Aerial shot of Passaic River Institute.

The Passaic River Basin

The Passaic River basin shows remarkable diversity for its moderate size, containing some of the most pristine, environmentally important lands in New Jersey (that is, the drinking water watersheds and reservoirs of the Highlands), several large exurban/suburban wetland complexes in south and eastern Morris County, as well as some of the most densely populated land in the nation with severe environmental contamination along the lower reaches of the River.

The Passaic River system’s drainage basin of covers approximately 2,400 km2 , (935 sq mi) of northern New Jersey, and Rockland and Orange counties in southern New York. The river system is characterized by a complex web of major and minor tributaries, draining much or part of eight New Jersey counties (about 10% of the state).

The Passaic River itself begins in ~80mi journey in Mendham, NJ in Morris County at an elevation of about 600 feet above sea level. Much of its headwaters watershed is preserved in Jockey Hollow National Historic Park and Great Swamp National Wildlife Refuge. Several small tributaries such as Black Brook, Great Brook, Loantaka Brook and Primrose Brook join the Passaic River as it flows south in this area before it exits the Swamp through the Millington Gorge, formed as the outlet of glacial-era Lake Passaic.

Then the River turns toward the northeast and then due north, forming borders of Somerset, Morris, Union and Essex counties. A major tributary, the Rockaway River (supplemented by the Whippany River just upstream), joins the Passaic in East Hanover in the midst of the large wetland complex of Hatfield Swamp and Troy Meadows. The Passaic continues north through another large wetland complex, Great Piece Meadows, where it turns east. Shortly thereafter, the Passaic is joined by the Pompton River in Wayne in the “Two Bridges” area. Here, near the Passaic-Pompton confluence, the  North Jersey District Water Supply Commission withdraws from both rivers and pumps it to the Wanaque Reservoir.

The Pompton River boasts a large, important watershed itself, claiming the Ramapo, Pequannock and Wanaque Rivers as tributaries. The Pequannock and Wanaque Rivers, both originating in the near pristine Highlands, support several very large drinking water reservoirs that serve millions of people in northern New Jersey.

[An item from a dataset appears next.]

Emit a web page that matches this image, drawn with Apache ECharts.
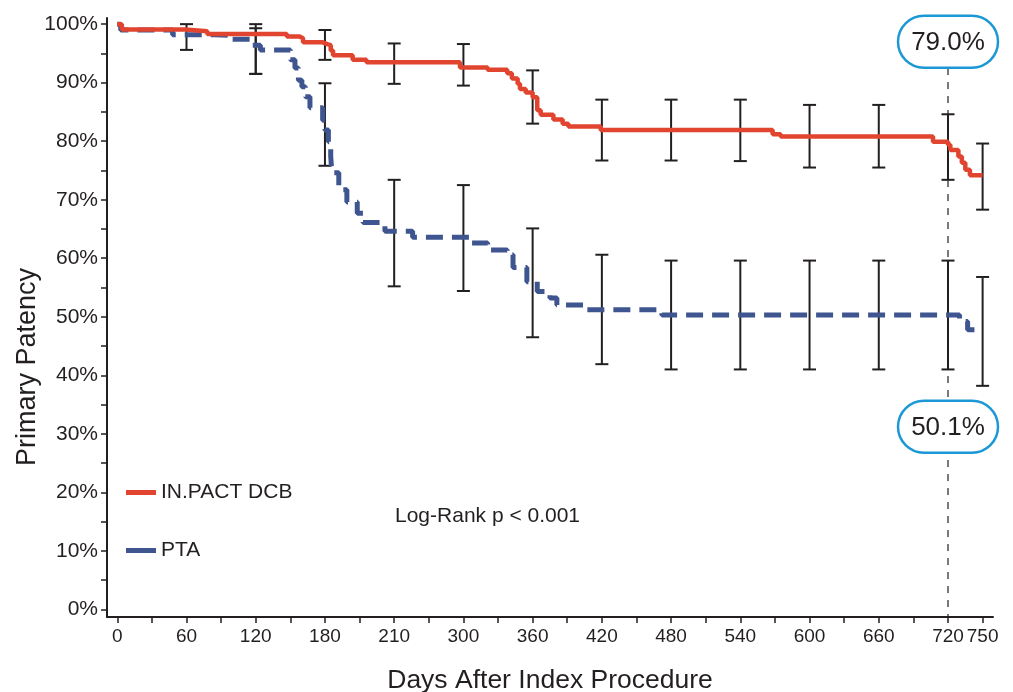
<!DOCTYPE html>
<html>
<head>
<meta charset="utf-8">
<script src="https://cdn.jsdelivr.net/npm/echarts@6/dist/echarts.min.js"></script>
<style>
html,body{margin:0;padding:0;background:#fff;}
#chart{width:1013px;height:692px;}
</style>
</head>
<body>
<div id="chart"></div>
<script>
// ---- Data ----
// Kaplan-Meier step curves: [day, primary patency %]
const dcbCurve = [
  [0,100],[4,99.1],[59,98.8],[78,98.3],[147,97.9],[158,97.6],[161,96.9],[178,96.6],
  [182,96.4],[185,95.5],[187,94.7],[204,93.9],[216,93.5],[297,92.6],[321,92.2],
  [338,91.6],[342,90.7],[347,89.8],[349,88.9],[354,88.3],[360,87.5],[364,85.3],
  [367,84.5],[378,83.7],[386,83.0],[391,82.5],[419,81.9],[568,81.2],[575,80.8],
  [707,79.9],[720,79.4],[722,78.5],[729,77.4],[732,76.3],[735,75.1],[739,74.2],[750,74.2]
];
const ptaCurve = [
  [0,100],[3,99.0],[48,98.2],[85,98.1],[96,97.4],[117,96.4],[124,95.6],[150,93.9],
  [154,92.5],[157,90.4],[160,89.3],[163,87.6],[167,85.7],[178,83.6],[180,81.9],
  [183,79.9],[185,77.4],[186,74.6],[192,71.7],[199,69.6],[208,67.7],[213,66.1],
  [232,64.6],[256,63.6],[307,62.6],[321,61.4],[338,60.6],[343,58.4],[355,56.0],
  [364,54.3],[375,53.2],[381,52.0],[404,51.2],[472,50.3],[730,49.2],[737,47.8],[750,47.8]
];
// Confidence-interval bars: [day, upper %, lower %]
const dcbBars = [
  [120,100,91.5],[180,99.0,93.9],[240,96.7,89.8],[300,96.6,89.5],[360,92.1,83.0],
  [420,87.1,76.7],[480,87.1,76.7],[540,87.1,76.6],[600,86.2,75.5],[660,86.2,75.5],
  [720,84.6,73.4],[750,79.6,68.3]
];
const ptaBars = [
  [60,100,95.6],[120,99.3,91.5],[180,89.9,75.8],[240,73.4,55.2],[300,72.5,54.4],
  [360,65.1,46.5],[420,60.6,41.9],[480,59.6,41.0],[540,59.6,41.0],[600,59.6,41.0],
  [660,59.6,41.0],[720,59.6,41.0],[750,56.8,38.2]
];
// Axis ticks/labels
const xTickValues = [0,30,60,90,120,150,180,210,240,270,300,330,360,390,420,450,480,510,540,570,600,630,660,690,720,750];
const xLabelValues = [0,60,120,180,240,300,360,420,480,540,600,660,720,750];
const xLabelTexts  = ['0','60','120','180','210','300','360','420','480','540','600','660','720','750'];
const yTickValues = [0,5,10,15,20,25,30,35,40,45,50,55,60,65,70,75,80,85,90,95,100];
const yLabelValues = [0,10,20,30,40,50,60,70,80,90,100];
// Annotations at 720 days
const annotDay = 720;
const annotations = [
  {text:'79.0%', at: 97.0},
  {text:'50.1%', at: 31.2}
];
const seriesNames = ['IN.PACT DCB','PTA'];

// ---- Chart ----
const RED = '#e2452f', BLUE = '#3f5590', INK = '#231f20', BOXC = '#1b98d5';
const FONT = 'Liberation Sans, Arial, Helvetica, sans-serif';
const chart = echarts.init(document.getElementById('chart'), null, {renderer:'canvas'});

function barRender(params, api){
  const x = api.value(0);
  const pH = api.coord([x, api.value(1)]);
  const pL = api.coord([x, api.value(2)]);
  const hw = 6.5;
  const st = {stroke: INK, lineWidth: 2};
  return {type:'group', children:[
    {type:'line', shape:{x1:pH[0],y1:pH[1],x2:pL[0],y2:pL[1]}, style:st},
    {type:'line', shape:{x1:pH[0]-hw,y1:pH[1],x2:pH[0]+hw,y2:pH[1]}, style:st},
    {type:'line', shape:{x1:pL[0]-hw,y1:pL[1],x2:pL[0]+hw,y2:pL[1]}, style:st}
  ]};
}
function boxRender(params, api){
  const c = api.coord([annotDay, api.value(0)]);
  const w = 100, h = 52;
  return {type:'group', children:[
    {type:'rect', shape:{x:c[0]-w/2, y:c[1]-h/2, width:w, height:h, r:h/2},
     style:{fill:'#fff', stroke:BOXC, lineWidth:2.5}},
    {type:'text', style:{text: annotations[params.dataIndex].text, x:c[0], y:c[1]+1,
      align:'center', verticalAlign:'middle', fill:INK, font:'26px ' + FONT}}
  ]};
}

const option = {
  animation:false,
  backgroundColor:'#fff',
  textStyle:{fontFamily:FONT},
  grid:{left:107, right:20, top:18, bottom:75, containLabel:false, outerBoundsMode:'none'},
  legend:{
    data: seriesNames.map((n,i)=>({name:n, icon:'rect',
      itemStyle:{color: i===0?RED:BLUE, borderWidth:0},
      lineStyle:{type:'solid', width:0}})),
    orient:'vertical', left:126, top:482, padding:0, itemWidth:30, itemHeight:5, itemGap:37,
    textStyle:{fontSize:21, color:INK, fontFamily:FONT}
  },
  graphic:[
    {type:'text', left:395, top:506, style:{text:'Log-Rank p < 0.001', fill:INK, font:'21px ' + FONT}},
    {type:'text', x:28, y:367, rotation:Math.PI/2,
      style:{text:'Primary Patency', fill:INK, font:'27px ' + FONT, align:'center', verticalAlign:'middle'}}
  ],
  xAxis:{
    type:'value', min:-8.9, max:759,
    name:'Days After Index Procedure', nameLocation:'middle', nameGap:50,
    nameTextStyle:{fontSize:26.5, color:INK, fontFamily:FONT},
    axisLine:{show:true, onZero:false, lineStyle:{color:INK, width:2}},
    axisTick:{show:true, length:6, lineStyle:{color:INK, width:1.5}, customValues:xTickValues},
    axisLabel:{show:true, fontSize:19, color:INK, margin:10, fontFamily:FONT,
      customValues:xLabelValues, hideOverlap:false,
      formatter:(v)=>{const i=xLabelValues.indexOf(Math.round(v)); return i>=0?xLabelTexts[i]:'';}},
    splitLine:{show:false}
  },
  yAxis:{
    type:'value', min:-1.3, max:101.05,
    axisLine:{show:true, onZero:false, lineStyle:{color:INK, width:2}},
    axisTick:{show:true, length:6, lineStyle:{color:INK, width:1.5}, customValues:yTickValues},
    axisLabel:{show:true, fontSize:21, color:INK, margin:9, fontFamily:FONT,
      customValues:yLabelValues, formatter:(v)=>Math.round(v)+'%'},
    splitLine:{show:false}
  },
  series:[
    {type:'custom', name:'dcbCI', data:dcbBars, renderItem:barRender, z:2, silent:true},
    {type:'custom', name:'ptaCI', data:ptaBars, renderItem:barRender, z:2, silent:true},
    {type:'line', name:'ref720', data:[[annotDay,92.5],[annotDay,-1.3]], symbol:'none', z:1,
      lineStyle:{color:INK, width:1.2, type:[7,7]}},
    {type:'line', name:seriesNames[1], data:ptaCurve, step:'end', symbol:'none', z:4,
      lineStyle:{color:BLUE, width:5, type:[17,9], cap:'butt'}, itemStyle:{color:BLUE}},
    {type:'line', name:seriesNames[0], data:dcbCurve, step:'end', symbol:'none', z:5,
      lineStyle:{color:RED, width:4.5}, itemStyle:{color:RED}},
    {type:'custom', name:'annot', data:annotations.map(a=>[a.at]), renderItem:boxRender, z:10, silent:true,
      encode:{y:0}}
  ]
};
chart.setOption(option);
</script>
</body>
</html>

After the confluence with the Pompton River, the Passaic adopts a distinctly urban character for the rest of its journey. The River flows through Little Falls, losing 40 feet in elevation in short order. Behind a dam just before the falls, the Passaic Valley Water Commission withdraws water for drinking purposes and operates a water treatment plant. Also at Little Falls, the United States Geological Survey has operated a stream flow gage since the early 1900s. Five miles further, the River encounters the Great Falls in Paterson, (second highest falls east of the Rockies) where it tumbles 70 feet over a rocky ledge and immediately makes two, sharp 90+ degree turns. It continues north, reversing itself southward at Hawthorne. Several minor tributaries such as Goffle Brook, Molly Ann Brook, Deepavaal Brook and Peckman River join the Passaic in this stretch.

The next major feature is Dundee Dam and Lake in Garfield, which was constructed to provide water to riverside industries. The dam also serves as a barrier to tidal flows from Newark Bay, keeping both contaminated sediments and anadromous fishes from moving any farther upstream.

Below the dam at Wallington, the Saddle River joins the Passaic, as do the First (now underground in culverts), Second and Third Rivers.

After flowing due south for several miles, the River turns east at Harrison, makes an S-curve, then turns south and unites with the Hackensack River as it completes the journey to Newark Bay.

The 17-mile, tidally influenced reach of the Passaic between Dundee Dam and Newark Bay contains highly contaminated sediments, most notably from dioxins discharged as a by-product from the manufacture of the herbicide Agent Orange in the 1960s at the Diamond Alkali plant in the Ironbound section of Newark. Recently, a consortium of state and federal agencies has actively begun actively pursuing remediation in this area.